In a previous lesson we have discovered two very important AWS services: EC2 and S3. Now we want to spin up a computer cluster on Amazon. 

**What is a cluster?**

**What is a typical topology for a Big Data computing cluster?**

Amazon Elastic MapReduce was introduced in April 2009 to automate _provisioning_ of the Hadoop cluster, running and terminating jobs, and handling data transfer between EC2 (VM) and S3 (Object Storage). It simplifies the management of a Hadoop cluster, making it available to anyone at the click of a button.

EMR offers several pre-installed software packages including:

- Hadoop
- Hive
- Hue
- Spark
and many others.

<a name="pricing"></a>
## EMR Pricing

EMR Pricing is based on the type of instances forming the cluster and it's divided in tiers. The pricing adds to the cost of spinning up the instances in EC2.

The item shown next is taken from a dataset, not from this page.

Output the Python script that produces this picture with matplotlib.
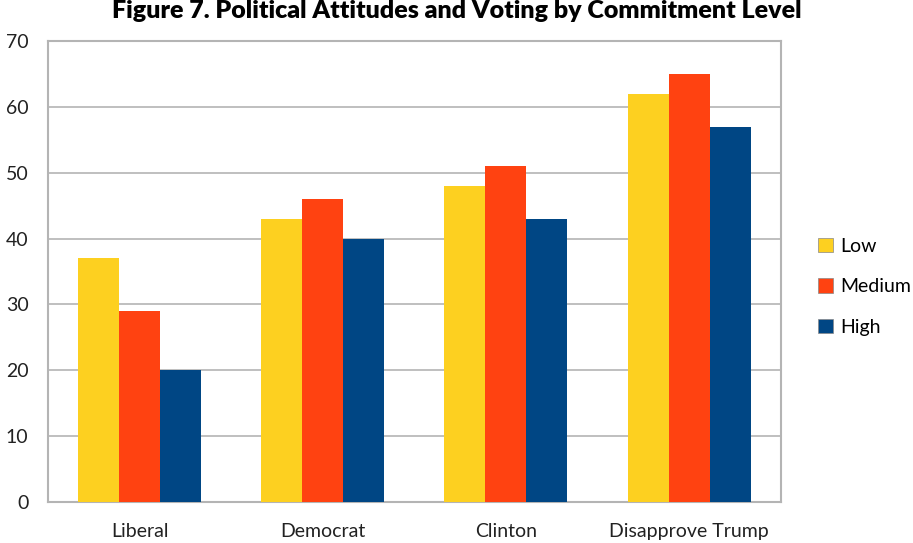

Also, very importantly, costs are calculated in hourly increments, so if we plan to use the cluster for two sessions of half an hour, we should have it up for one hour consecutively instead of spinning it up and down twice.

EMR is not included in the AWS free tier that you've used in the previous class, so it's always a good practice to do some price checking before you spin up a cluster.

We can use the [AWS cost calculator](https://calculator.s3.amazonaws.com/index.html) to estimate the cost of a  three-node cluster with medium size instances `(m3.xlarge)`. The image below shows the cost for one hour: it's slightly more than one dollar.

![](./assets/images/emrcost.png)

If we were to keep the cluster alive for a month, that would result in a pretty high price, that's why it's so convenient to spin up and down clusters as they are needed.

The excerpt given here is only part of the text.